Type 'help;' or '\h' for help. Type '\c' to clear the current input statement.

mysql:research@dbstore1004.eqiad.wmnet. [itwiki]> Bye

elukey@stat1006:~$ analytics-mysql itwiki -e 'show tables limit 3'
ERROR 1064 (42000) at line 1: You have an error in your SQL syntax; check the manual that corresponds to your MariaDB server version for the right syntax to use near 'limit 3' at line 1
elukey@stat1006:~$ analytics-mysql itwiki -e 'show tables'
+--------------------------+
| Tables_in_itwiki         |
+--------------------------+
[..]

It’s possible that you’re not allowed to run analytics-mysql directly, but are a member of a group that is allowed to run it, for example:

lucaswerkmeister-wmde@stat1007:~$ analytics-mysql wikidatawiki
ERROR 1045 (28000): Access denied for user 'lucaswerkmeister-wmde'@'10.64.21.118' (using password: NO)
lucaswerkmeister-wmde@stat1007:~$ sudo -u analytics-wmde analytics-mysql wikidatawiki
Reading table information for completion of table and column names
You can turn off this feature to get a quicker startup with -A

Welcome to the MariaDB monitor.  Commands end with ; or \g.
Your MariaDB connection id is 1233204
Server version: 10.4.15-MariaDB MariaDB Server

Copyright (c) 2000, 2018, Oracle, MariaDB Corporation Ab and others.

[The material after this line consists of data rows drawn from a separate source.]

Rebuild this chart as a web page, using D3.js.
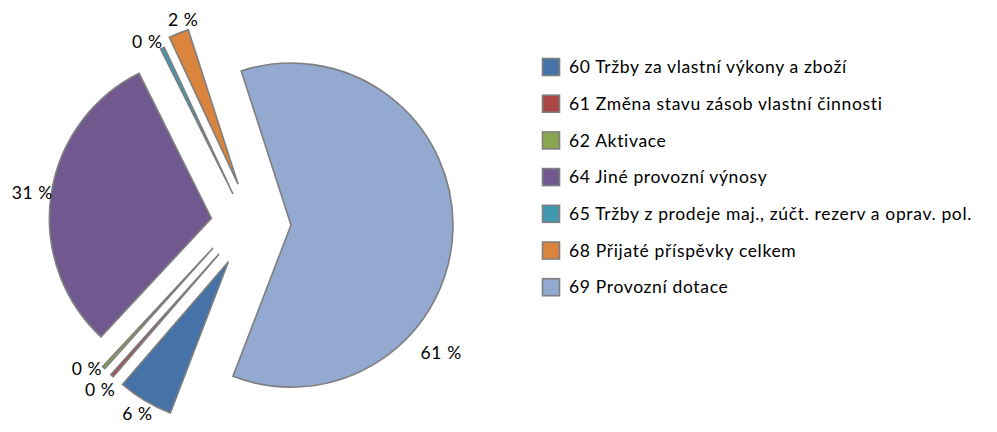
<!DOCTYPE html>
<html>
<head>
<meta charset="utf-8">
<script src="https://cdn.jsdelivr.net/npm/d3@7"></script>
<style>
    body { margin: 0; background: #fff; }
    svg { display: block; font-family: Lato, "Open Sans", sans-serif; }
</style>
</head>
<body>
<svg id="chart"></svg>
<script>
// data (share of total, %)
const codes = ["60", "61", "62", "64", "65", "68", "69"];
const names = [
    "Tržby za vlastní výkony a zboží",
    " Změna stavu zásob vlastní činnosti",
    "Aktivace",
    "Jiné provozní výnosy",
    "Tržby z prodeje maj., zúčt. rezerv a oprav. pol.",
    "Přijaté příspěvky celkem",
    "Provozní dotace"
];
const shares = [5.5, 0.3, 0.3, 30.7, 0.4, 2.0, 60.8];
const colors = ["#4572A7", "#AA4643", "#89A54E", "#71588F", "#4198AF", "#DB843D", "#93A9CF"];

const width = 997, height = 432;
const cx = 251, cy = 224;     // pie centre
const radius = 162;
const explode = 40;           // default pull-out of a slice
const firstAngle = 201;       // degrees, clockwise from 12 o'clock
const labelGap = 19;

// Excel pulled a few points out differently: [direction in degrees or null, distance]
const explodeTweak = {
    "60": [null, 44],
    "61": [226.8, 44],
    "62": [237.7, 45],
    "65": [329, 35],
    "68": [342, 42]
};

// where Excel put some labels, seen from the pie centre: [degrees, distance]
const labelTweak = {
    "61": [222.3, 224],
    "62": [228.5, 219],
    "65": [330.4, 210],
    "68": [341.6, 215],
    "69": [124.2, 230]
};

const svg = d3.select("#chart")
    .attr("width", width)
    .attr("height", height);

const rad = Math.PI / 180;

const pie = d3.pie()
    .sort(null)
    .value(d => d.share)
    .startAngle(firstAngle * rad)
    .endAngle((firstAngle + 360) * rad);

const arc = d3.arc()
    .innerRadius(0)
    .outerRadius(radius);

const rows = codes.map((c, i) => ({code: c, name: names[i], share: shares[i], color: colors[i]}));
const arcs = pie(rows);

function dir(a) {
    return [Math.sin(a), -Math.cos(a)];
}

function midAngle(d) {
    return (d.startAngle + d.endAngle) / 2;
}

function offsetOf(d) {
    const t = explodeTweak[d.data.code];
    const a = t && t[0] !== null ? t[0] * rad : midAngle(d);
    const dist = t ? t[1] : explode;
    const [dx, dy] = dir(a);
    return [dx * dist, dy * dist];
}

function labelPos(d) {
    const t = labelTweak[d.data.code];
    const a = t ? t[0] * rad : midAngle(d);
    const dist = t ? t[1] : explode + radius + labelGap;
    const [dx, dy] = dir(a);
    return [dx * dist, dy * dist];
}

const g = svg.append("g")
    .attr("transform", `translate(${cx}, ${cy})`);

g.selectAll("path.slice")
    .data(arcs)
    .enter()
    .append("path")
    .attr("class", "slice")
    .attr("d", arc)
    .attr("transform", d => `translate(${offsetOf(d)})`)
    .style("fill", d => d.data.color)
    .style("stroke", "#7F7F7F")
    .style("stroke-width", 1.6)
    .style("stroke-linejoin", "miter");

// percent labels
g.selectAll("text.pct")
    .data(arcs)
    .enter()
    .append("text")
    .attr("class", "pct")
    .attr("x", d => labelPos(d)[0])
    .attr("y", d => labelPos(d)[1])
    .attr("text-anchor", "middle")
    .attr("dy", "0.35em")
    .style("font-size", "17.5px")
    .style("letter-spacing", "0.6px")
    .style("fill", "#000")
    .text(d => `${Math.round(d.data.share)} %`);

// legend
const legendX = 542, legendY = 67, rowStep = 36.7, box = 17;

const legend = svg.append("g")
    .attr("transform", `translate(${legendX}, ${legendY})`);

const item = legend.selectAll("g.item")
    .data(rows)
    .enter()
    .append("g")
    .attr("class", "item")
    .attr("transform", (d, i) => `translate(0, ${i * rowStep})`);

item.append("rect")
    .attr("x", 0.5)
    .attr("y", -box / 2)
    .attr("width", box)
    .attr("height", box)
    .style("fill", d => d.color)
    .style("stroke", "#7F7F7F")
    .style("stroke-width", 1.6);

item.append("text")
    .attr("x", 27)
    .attr("dy", "0.35em")
    .style("font-size", "17.5px")
    .style("letter-spacing", "0.65px")
    .style("fill", "#000")
    .text(d => `${d.code} ${d.name}`);
</script>
</body>
</html>
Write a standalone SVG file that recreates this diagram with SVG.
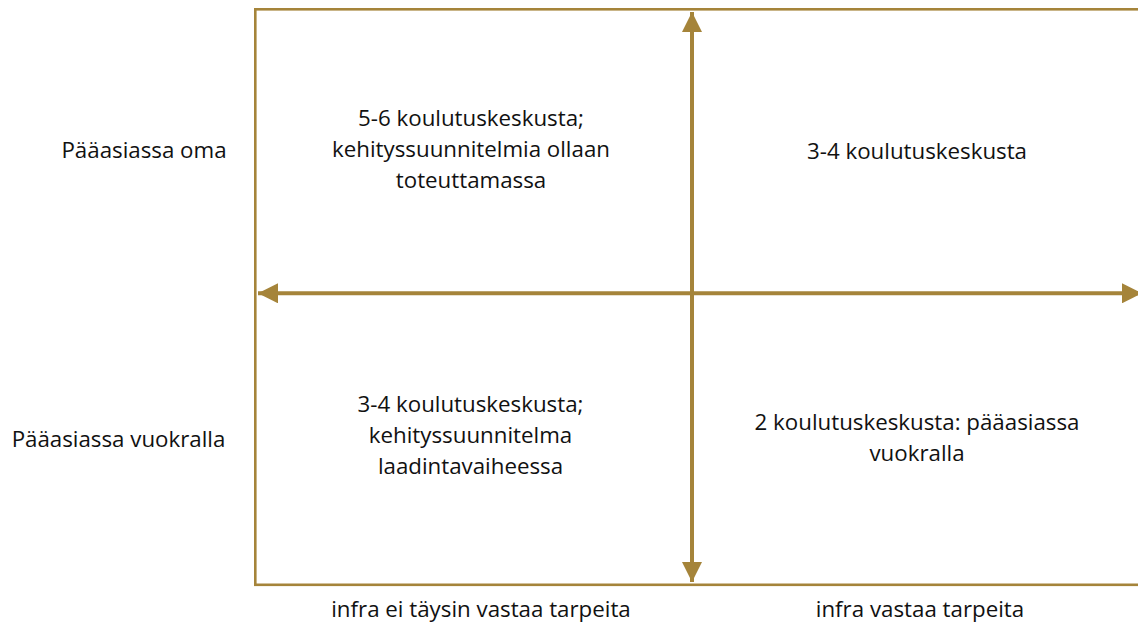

Type 'help;' or '\h' for help. Type '\c' to clear the current input statement.

MariaDB [wikidatawiki]>
  1. The stat machines automatically authenticate to the MariaDB replicas using passwords stored in preloaded config (.cnf) files. The file might be /etc/mysql/conf.d/research-client.cnf, or /etc/mysql/conf.d/analytics-research-client.cnf. These files are automatically referenced from /etc/mysql/my.cnf, which the command line mysql program reads by default. Other programs may not do this automatically, and require an explicit pointer to the underlying .cnf file.
  2. The mysql utility doesn't have the ability to generate files in other formats like CSV.
  3. The file extension you choose doesn't actually affect the command, but since -e generates a TSV file, you should use the corresponding file extension so other programs load the resulting file correctly.